In order to add new settings, there are a few considerations:
- The creation of a new version of net config.
- Ensure that
wickedsupports MTU via config file (I have not looked into this yet) systemd-networkdhas a few settings related to MTU; currently Bottlerocket defaults to using the MTU from DHCP. We'd want to make sure we handle this correctly with a custom setting.
From the code perspective, these would be the additions off the top of my head:
- Add the new "v4" net config structs and their associated validation and unit tests
- Add the
wickedstruct members and the associated logic to convert net config structs ->wickedstructs - Add the
systemd-networkdconfig struct members, as well as the additional builder methods to add values to the config structs. Add the small amount of logic to drive the builders, calling these new methods. - Unit test all the things.
Happy to provide additional direction and answer questions!
Also interested in this feature. It's common for enterprises to use AWS Transit Gateway to connect their enterprise networks to AWS. VPCs. So we really need some consistent way to configure a lower MTU.
Recently we've also seen some cases where some Bottlerocket nodes randomly get MTU 1480 on eth0 and other cases where it seems to get the full 9001. Having an explicit way to configure it is needed
Hey @jcmcken , thanks for the renewed interest on this old issue! We will discuss within the team on how we want to move forward with this feature and then get back to you.
Getting back: In a normal scenario, we expect this value to be configurable at the network level (DHCP settings) rather than OS, so that is our current recommendation.
However, we can potentially add this setting, so leaving this issue open for contribution.
Getting back: In a normal scenario, we expect this value to be configurable at the network level (DHCP settings) rather than OS, so that is our current recommendation.
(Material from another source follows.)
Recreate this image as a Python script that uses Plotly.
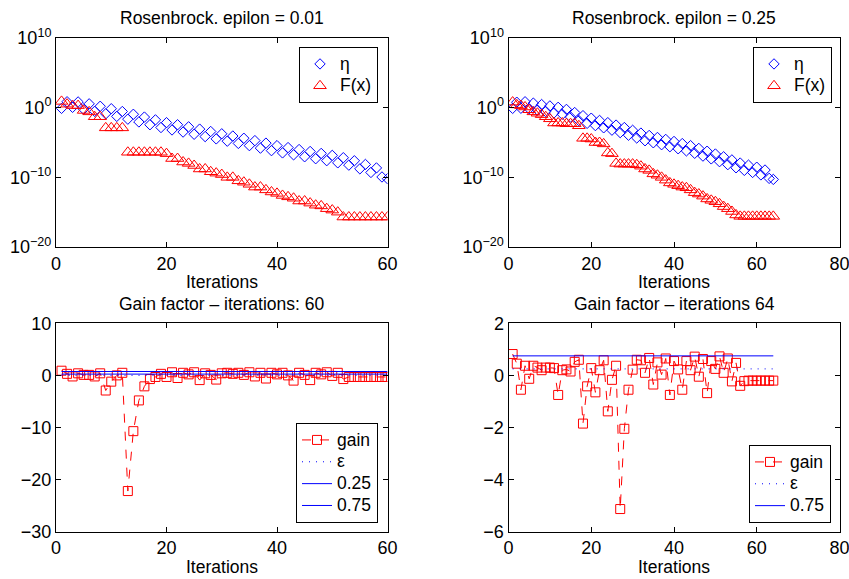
import numpy as np
import plotly.graph_objects as go

# ---------------- data ----------------
# log10 of eta and F(x), epsilon = 0.01 run (60 iterations)
eta1_log10 = [-0.1, 0.85, 0.05, 0.82, -0.22, 0.55, -0.53, 0.2, -0.88, -0.15,
              -1.25, -0.55, -1.65, -0.95, -2.05, -1.35, -2.45, -1.75, -2.85, -2.15,
              -3.2, -2.45, -3.5, -2.75, -3.82, -3.08, -4.15, -3.42, -4.48, -3.75,
              -4.81, -4.07, -5.13, -4.39, -5.45, -4.73, -5.81, -5.09, -6.17, -5.45,
              -6.49, -5.73, -6.77, -6.01, -7.05, -6.29, -7.33, -6.57, -7.61, -6.85,
              -7.92, -7.18, -8.25, -7.62, -8.78, -8.15, -9.3, -8.65, -9.95, -10.2]
F1_log10 = [0.9, 0.5, 0.3, 0.3, -0.4, -0.6, -1.3, -1.3, -2.9, -2.9,
            -2.9, -2.9, -6.4, -6.4, -6.4, -6.4, -6.4, -6.4, -6.4, -6.6,
            -7.3, -7.3, -7.8, -8.0, -8.3, -8.8, -8.8, -9.2, -9.4, -9.6,
            -10.0, -10.0, -10.5, -10.7, -11.0, -11.4, -11.4, -11.8, -12.1, -12.3,
            -12.6, -12.8, -13.0, -13.4, -13.4, -13.7, -14.0, -14.1, -14.5, -14.7,
            -15.0, -15.7, -15.7, -15.7, -15.7, -15.7, -15.7, -15.7, -15.7, -15.7]

# epsilon = 0.25 run (64 iterations)
eta2_log10 = [-0.1, 0.78, -0.08, 0.85, -0.15, 0.65, -0.35, 0.45, -0.55, 0.25,
              -0.75, 0.05, -0.95, -0.25, -1.35, -0.7, -1.85, -1.15, -2.25, -1.51,
              -2.57, -1.83, -2.89, -2.15, -3.23, -2.5, -3.58, -2.85, -3.95, -3.25,
              -4.35, -3.65, -4.75, -3.99, -5.04, -4.28, -5.32, -4.56, -5.61, -4.85,
              -5.9, -5.15, -6.2, -5.45, -6.55, -5.85, -6.95, -6.25, -7.35, -6.65,
              -7.75, -7.05, -8.18, -7.5, -8.63, -7.95, -9.0, -8.25, -9.3, -8.55,
              -9.65, -8.95, -10.15, -10.3]
F2_log10 = [0.8, 0.4, 0.3, 0.1, -0.3, -0.6, -0.8, -1.0, -1.3, -1.6,
            -2.2, -2.2, -2.2, -2.3, -2.3, -2.3, -2.6, -4.4, -4.4, -4.5,
            -5.0, -5.0, -5.2, -6.5, -6.6, -8.0, -8.1, -8.1, -8.1, -8.1,
            -8.2, -8.4, -8.8, -9.0, -9.5, -9.7, -10.0, -10.4, -10.8, -11.0,
            -11.2, -11.4, -11.5, -11.8, -12.2, -12.4, -12.7, -13.1, -13.3, -13.5,
            -13.8, -14.2, -14.5, -14.9, -15.4, -15.6, -15.6, -15.6, -15.6, -15.6,
            -15.6, -15.6, -15.6, -15.6]

gain1 = [0.9, 0.3, -0.2, 0.4, 0.1, 0.1, -0.2, 0.4, -2.9, -1.2,
         0.0, 0.5, -22.2, -10.7, -4.8, -2.1, -0.7, -0.3, 0.3, -0.3,
         0.6, -0.5, 0.5, 0.2, 0.6, -0.9, 0.4, 0.1, -0.8, 0.4,
         0.5, 0.3, 0.5, 0.1, 0.6, -0.2, 0.5, -0.6, 0.5, 0.2,
         0.5, 0.0, -1.0, 0.5, 0.1, -0.9, 0.5, 0.2, 0.6, -0.1,
         0.5, -0.7, -0.3, -0.3, -0.3, -0.3, -0.3, -0.3, -0.3, -0.3]
gain2 = [0.82, 0.45, -0.55, 0.37, -0.13, 0.37, 0.3, 0.2, 0.3, 0.3,
         0.28, -0.75, 0.2, 0.23, 0.15, 0.52, 0.6, -1.85, -0.42, 0.28,
         -0.65, 0.2, 0.58, -1.38, -0.17, 0.37, -5.13, -2.05, -0.55, 0.22,
         0.6, 0.58, 0.1, 0.67, -0.35, 0.5, 0.03, 0.65, -0.75, 0.55,
         0.23, -0.55, 0.55, 0.2, 0.72, -0.05, 0.63, -0.68, 0.55, 0.25,
         0.73, 0.1, 0.65, -0.23, 0.48, -0.4, -0.22, -0.2, -0.2, -0.2,
         -0.2, -0.2, -0.2, -0.2]

eps1 = 0.01
eps2 = 0.25
thresholds1 = [0.25, 0.75]
thresholds2 = [0.75]

iters1 = list(range(1, len(gain1) + 1))
iters2 = list(range(1, len(gain2) + 1))

log_tickvals = [1e-20, 1e-10, 1, 1e10]
log_ticktext = ["10<sup>−20</sup>", "10<sup>−10</sup>", "10<sup>0</sup>", "10<sup>10</sup>"]

titles = ["Rosenbrock. epilon = 0.01", "Rosenbrock. epilon = 0.25",
          "Gain factor – iterations: 60", "Gain factor – iterations 64"]

# ---------------- figure ----------------
FONT = "Liberation Sans, Arial, Helvetica, sans-serif"
RED = "#ff0000"
BLUE = "#0000ff"
DOT = "1px,6px"


def lg(name):
    # legend label rendered at full size while the legend row pitch stays compact
    return "<span style='font-size:17.5px'>%s</span>" % name


fig = go.Figure()

eta1 = np.power(10.0, eta1_log10)
F1 = np.power(10.0, F1_log10)
eta2 = np.power(10.0, eta2_log10)
F2 = np.power(10.0, F2_log10)

DIA = dict(symbol="diamond-open", size=8, color=BLUE, line=dict(width=1))
TRI = dict(symbol="triangle-up-open", size=11, color=RED, line=dict(width=1))
SQR = dict(symbol="square-open", size=9, color=RED, line=dict(width=1))

# top-left
fig.add_trace(go.Scatter(x=iters1, y=eta1, mode="markers", name=lg("η"), marker=DIA,
                         xaxis="x", yaxis="y", legend="legend"))
fig.add_trace(go.Scatter(x=iters1, y=F1, mode="markers", name=lg("F(x)"), marker=TRI,
                         xaxis="x", yaxis="y", legend="legend"))
# top-right
fig.add_trace(go.Scatter(x=iters2, y=eta2, mode="markers", name=lg("η"), marker=DIA,
                         xaxis="x2", yaxis="y2", legend="legend2"))
fig.add_trace(go.Scatter(x=iters2, y=F2, mode="markers", name=lg("F(x)"), marker=TRI,
                         xaxis="x2", yaxis="y2", legend="legend2"))
# bottom-left
fig.add_trace(go.Scatter(x=iters1, y=gain1, mode="lines+markers", name=lg("gain"),
                         line=dict(color=RED, width=1, dash="dash"), marker=SQR,
                         xaxis="x3", yaxis="y3", legend="legend3"))
fig.add_trace(go.Scatter(x=[iters1[0], iters1[-1]], y=[eps1, eps1], mode="lines", name=lg("ε"),
                         line=dict(color=BLUE, width=1, dash=DOT),
                         xaxis="x3", yaxis="y3", legend="legend3"))
for t in thresholds1:
    fig.add_trace(go.Scatter(x=[iters1[0], iters1[-1]], y=[t, t], mode="lines", name=lg(str(t)),
                             line=dict(color=BLUE, width=1),
                             xaxis="x3", yaxis="y3", legend="legend3"))
# bottom-right
fig.add_trace(go.Scatter(x=iters2, y=gain2, mode="lines+markers", name=lg("gain"),
                         line=dict(color=RED, width=1, dash="dash"), marker=SQR,
                         xaxis="x4", yaxis="y4", legend="legend4"))
fig.add_trace(go.Scatter(x=[iters2[0], iters2[-1]], y=[eps2, eps2], mode="lines", name=lg("ε"),
                         line=dict(color=BLUE, width=1, dash=DOT),
                         xaxis="x4", yaxis="y4", legend="legend4"))
for t in thresholds2:
    fig.add_trace(go.Scatter(x=[iters2[0], iters2[-1]], y=[t, t], mode="lines", name=lg(str(t)),
                             line=dict(color=BLUE, width=1),
                             xaxis="x4", yaxis="y4", legend="legend4"))

W, H = 849, 579
xdomL = [56 / W, 387.5 / W]
xdomR = [508.5 / W, 839.5 / W]
ydomT = [1 - 247 / H, 1 - 38 / H]
ydomB = [1 - 531.7 / H, 1 - 323.3 / H]

axis_common = dict(showgrid=False, zeroline=False, showline=True, mirror="allticks",
                   linecolor="black", linewidth=1, ticks="inside", ticklen=5,
                   tickcolor="black", automargin=False, ticklabeloverflow="allow",
                   tickfont=dict(size=18, color="black", family=FONT))

legend_common = dict(bgcolor="white", bordercolor="black", borderwidth=1,
                     font=dict(size=14.5, color="black", family=FONT),
                     itemwidth=30, tracegroupgap=0)

fig.update_layout(
    template="none",
    width=W, height=H, margin=dict(l=0, r=0, t=0, b=0, pad=0, autoexpand=False),
    paper_bgcolor="white", plot_bgcolor="white",
    font=dict(family=FONT, size=17.5, color="black"),
    xaxis=dict(domain=xdomL, range=[0, 60], tickvals=[0, 20, 40, 60], anchor="y", **axis_common),
    yaxis=dict(domain=ydomT, type="log", range=[-20, 10], tickvals=log_tickvals,
               ticktext=log_ticktext, anchor="x", **axis_common),
    xaxis2=dict(domain=xdomR, range=[0, 80], tickvals=[0, 20, 40, 60, 80], anchor="y2", **axis_common),
    yaxis2=dict(domain=ydomT, type="log", range=[-20, 10], tickvals=log_tickvals,
                ticktext=log_ticktext, anchor="x2", **axis_common),
    xaxis3=dict(domain=xdomL, range=[0, 60], tickvals=[0, 20, 40, 60], anchor="y3", **axis_common),
    yaxis3=dict(domain=ydomB, range=[-30, 10], tickvals=[-30, -20, -10, 0, 10], anchor="x3", **axis_common),
    xaxis4=dict(domain=xdomR, range=[0, 80], tickvals=[0, 20, 40, 60, 80], anchor="y4", **axis_common),
    yaxis4=dict(domain=ydomB, range=[-6, 2], tickvals=[-6, -4, -2, 0, 2], anchor="x4", **axis_common),
    legend=dict(x=378 / W, y=1 - 47 / H, xanchor="right", yanchor="top", **legend_common),
    legend2=dict(x=832 / W, y=1 - 47 / H, xanchor="right", yanchor="top", **legend_common),
    legend3=dict(x=378 / W, y=1 - 523 / H, xanchor="right", yanchor="bottom", **legend_common),
    legend4=dict(x=831 / W, y=1 - 523 / H, xanchor="right", yanchor="bottom", **legend_common),
    showlegend=True,
)

cxL = (xdomL[0] + xdomL[1]) / 2
cxR = (xdomR[0] + xdomR[1]) / 2
ann = []
for (cx, ty, txt) in [(cxL, 18, titles[0]), (cxR, 18, titles[1]),
                      (cxL, 304, titles[2]), (cxR, 304, titles[3]),
                      (cxL, 282, "Iterations"), (cxR, 282, "Iterations"),
                      (cxL, 567, "Iterations"), (cxR, 567, "Iterations")]:
    ann.append(dict(x=cx, y=1 - ty / H, xref="paper", yref="paper", text=txt,
                    showarrow=False, xanchor="center", yanchor="middle",
                    font=dict(size=17.5, color="black", family=FONT)))
fig.update_layout(annotations=ann)

fig.write_html(
    "out.html",
    config={"displayModeBar": False},
    post_script="document.body.style.margin='0';document.body.style.padding='0';"
                "document.body.style.overflow='hidden';",
)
However, we can potentially add this setting, so leaving this issue open for contribution.
Is there an example you have for configuring it in the DHCP settings? In AWS, the DHCP settings are configured through DHCP option sets, which have no parameter for MTU. I don't think there's any other location where you can configure DHCP network settings within the environment
Or are you suggesting configuring the systemd-networkd DHCP settings? (Although you said "...rather than OS..." so I don't think this is what you mean). If this is what you mean, do you have a working example / workflow?
For clarification: In our case, we're using EKS with AWS VPC CNI. Our corporate network setup has a "shared services" VPC with VPC endpoints (VPCEs), one of those endpoints being ECR. This VPC endpoint is accessed over an AWS TGW from connected VPCs. So we need to be able to pull AWS VPC CNI images from ECR VPCE over the TGW. Thus we need the MTU to fall below 8500 (in our case, we prefer 1480 because of some other details), otherwise the connection just hangs.
AWS VPC CNI itself has some logic to set the host's CNI to the same value as the pod interface MTU you configure in the CNI settings. But to do this, we need to be able to pull the image in the first place. There's kind of a chicken-and-egg problem here
From the ENA driver docs:
The driver supports an arbitrarily large MTU with a maximum that is negotiated with the device. The driver configures MTU using the SetFeature command (ENA_ADMIN_MTU property). The user can change MTU via ip(8) and similar legacy tools.
A workaround in the absence of a dedicated MTU setting could be to use bootstrap containers to configure the MTU; however, I think you will likely hit the same chicken/egg problem of needing your AWS TGW to access the container.
Not immediately helpful to solving the issue, but another point to note is that our Bottlerocket variants that use wicked are approaching their end-of-life (aws-ecs-1, aws-k8s-1.27). Only needing to support systemd-networkd here would greatly simplify the implementation.
A workaround in the absence of a dedicated MTU setting could be to use bootstrap containers to configure the MTU; however, I think you will likely hit the same chicken/egg problem of needing your AWS TGW to access the container.
Right, this was brought up in the original discussion (of which this issue is based -- https://github.com/bottlerocket-os/bottlerocket/discussions/3338). The issue is that there's some kind of race condition. So it's not as trivial as just running a bootstrap script setting the device MTU
we are also facing this issue. as a workaround, I was able to successfully change the MTU on the bottlerocket host using a k8s daemonset that reconfigures systemd-networkd.
obviously this is not an ideal solution, so it would be great to have a proper config option for this exposed in bottlerocket.
in case someone else needs it, the daemonset workaround approach is described here, on the discussion page: https://github.com/bottlerocket-os/bottlerocket/discussions/3338
I would intuitively expect this to be a net.toml setting - would this be an acceptable approach for everyone involved (to just add it to netdog directly and not make it settings configurable)?
I would intuitively expect this to be a net.toml setting - would this be an acceptable approach for everyone involved (to just add it to netdog directly and not make it settings configurable)?
It's most correct to add to net.toml but for EC2 we'll also need to expose some way to set it via user-data, otherwise the AMI has to be re-built / re-registered to drop in that file (not fun).
What that might look like is:
- Ensuring there's a way to override settings
netdog.default-interfaceon the kernel command line viasettings.boot.init-parameters. (Right now, trying to do this will brick the instance.) - Coming up with a way to specify MTU, e.g.
netdog.default-interface=eth0:dhcp4,mtu@8500 - Parsing the new input into a
NetConfigV4struct instead ofNetConfigV1. - Using bootstrap commands to change the parameters and then reboot.